* BEGIN DATASET EXCERPT *
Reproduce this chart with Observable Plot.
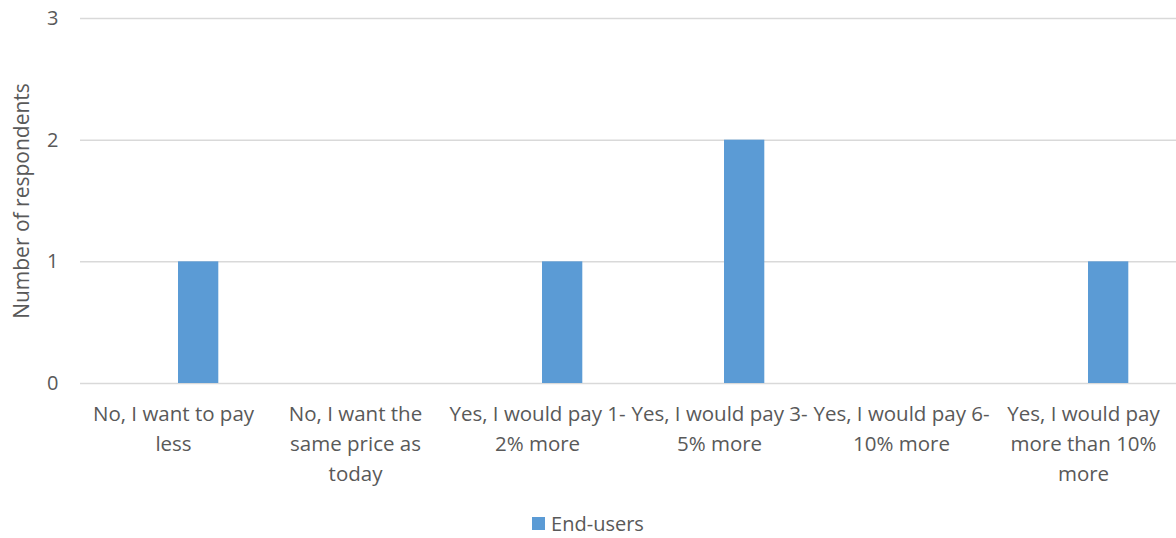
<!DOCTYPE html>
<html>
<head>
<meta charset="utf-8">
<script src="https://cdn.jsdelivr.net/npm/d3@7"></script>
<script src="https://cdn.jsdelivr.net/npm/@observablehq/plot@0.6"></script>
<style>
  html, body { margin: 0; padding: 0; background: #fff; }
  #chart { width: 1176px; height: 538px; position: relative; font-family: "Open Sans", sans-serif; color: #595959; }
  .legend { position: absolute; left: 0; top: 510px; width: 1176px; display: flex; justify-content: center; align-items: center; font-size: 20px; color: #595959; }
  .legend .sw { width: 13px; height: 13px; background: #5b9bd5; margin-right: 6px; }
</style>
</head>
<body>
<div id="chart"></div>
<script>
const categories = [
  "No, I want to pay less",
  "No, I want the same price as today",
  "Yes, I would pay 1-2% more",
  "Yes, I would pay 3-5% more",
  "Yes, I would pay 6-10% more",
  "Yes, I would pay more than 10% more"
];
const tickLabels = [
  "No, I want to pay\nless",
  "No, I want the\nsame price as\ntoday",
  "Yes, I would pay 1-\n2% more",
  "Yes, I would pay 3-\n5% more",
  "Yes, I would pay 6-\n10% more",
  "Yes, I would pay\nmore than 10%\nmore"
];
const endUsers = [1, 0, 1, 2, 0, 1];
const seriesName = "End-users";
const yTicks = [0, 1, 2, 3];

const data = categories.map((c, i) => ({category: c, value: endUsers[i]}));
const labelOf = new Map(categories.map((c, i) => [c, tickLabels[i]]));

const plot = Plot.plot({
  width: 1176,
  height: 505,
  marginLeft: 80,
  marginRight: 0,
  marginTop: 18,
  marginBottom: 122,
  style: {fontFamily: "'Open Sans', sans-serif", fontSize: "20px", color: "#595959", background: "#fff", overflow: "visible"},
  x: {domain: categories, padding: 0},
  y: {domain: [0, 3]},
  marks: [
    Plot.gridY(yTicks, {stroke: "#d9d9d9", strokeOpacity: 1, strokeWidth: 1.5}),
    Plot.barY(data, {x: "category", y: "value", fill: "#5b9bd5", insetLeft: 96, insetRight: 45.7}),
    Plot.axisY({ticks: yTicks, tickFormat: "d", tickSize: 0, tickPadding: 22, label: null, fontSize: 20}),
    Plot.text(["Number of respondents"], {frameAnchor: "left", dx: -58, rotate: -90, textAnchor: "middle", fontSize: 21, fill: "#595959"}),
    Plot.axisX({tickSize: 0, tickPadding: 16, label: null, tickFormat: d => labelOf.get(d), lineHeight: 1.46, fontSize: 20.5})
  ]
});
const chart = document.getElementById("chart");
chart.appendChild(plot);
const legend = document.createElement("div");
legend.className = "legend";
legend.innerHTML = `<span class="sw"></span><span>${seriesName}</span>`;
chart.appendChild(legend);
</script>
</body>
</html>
* END DATASET EXCERPT *
» **OBJECTIVE**
Everything from the first line to the line with "const labelOf = new" must be repeated exactly, and nothing else. Leave the pictures out.

» **FULL SOLUTION**
Reproduce this chart with Observable Plot.
<!DOCTYPE html>
<html>
<head>
<meta charset="utf-8">
<script src="https://cdn.jsdelivr.net/npm/d3@7"></script>
<script src="https://cdn.jsdelivr.net/npm/@observablehq/plot@0.6"></script>
<style>
  html, body { margin: 0; padding: 0; background: #fff; }
  #chart { width: 1176px; height: 538px; position: relative; font-family: "Open Sans", sans-serif; color: #595959; }
  .legend { position: absolute; left: 0; top: 510px; width: 1176px; display: flex; justify-content: center; align-items: center; font-size: 20px; color: #595959; }
  .legend .sw { width: 13px; height: 13px; background: #5b9bd5; margin-right: 6px; }
</style>
</head>
<body>
<div id="chart"></div>
<script>
const categories = [
  "No, I want to pay less",
  "No, I want the same price as today",
  "Yes, I would pay 1-2% more",
  "Yes, I would pay 3-5% more",
  "Yes, I would pay 6-10% more",
  "Yes, I would pay more than 10% more"
];
const tickLabels = [
  "No, I want to pay\nless",
  "No, I want the\nsame price as\ntoday",
  "Yes, I would pay 1-\n2% more",
  "Yes, I would pay 3-\n5% more",
  "Yes, I would pay 6-\n10% more",
  "Yes, I would pay\nmore than 10%\nmore"
];
const endUsers = [1, 0, 1, 2, 0, 1];
const seriesName = "End-users";
const yTicks = [0, 1, 2, 3];

const data = categories.map((c, i) => ({category: c, value: endUsers[i]}));
const labelOf = new Map(categories.map((c, i) => [c, tickLabels[i]]));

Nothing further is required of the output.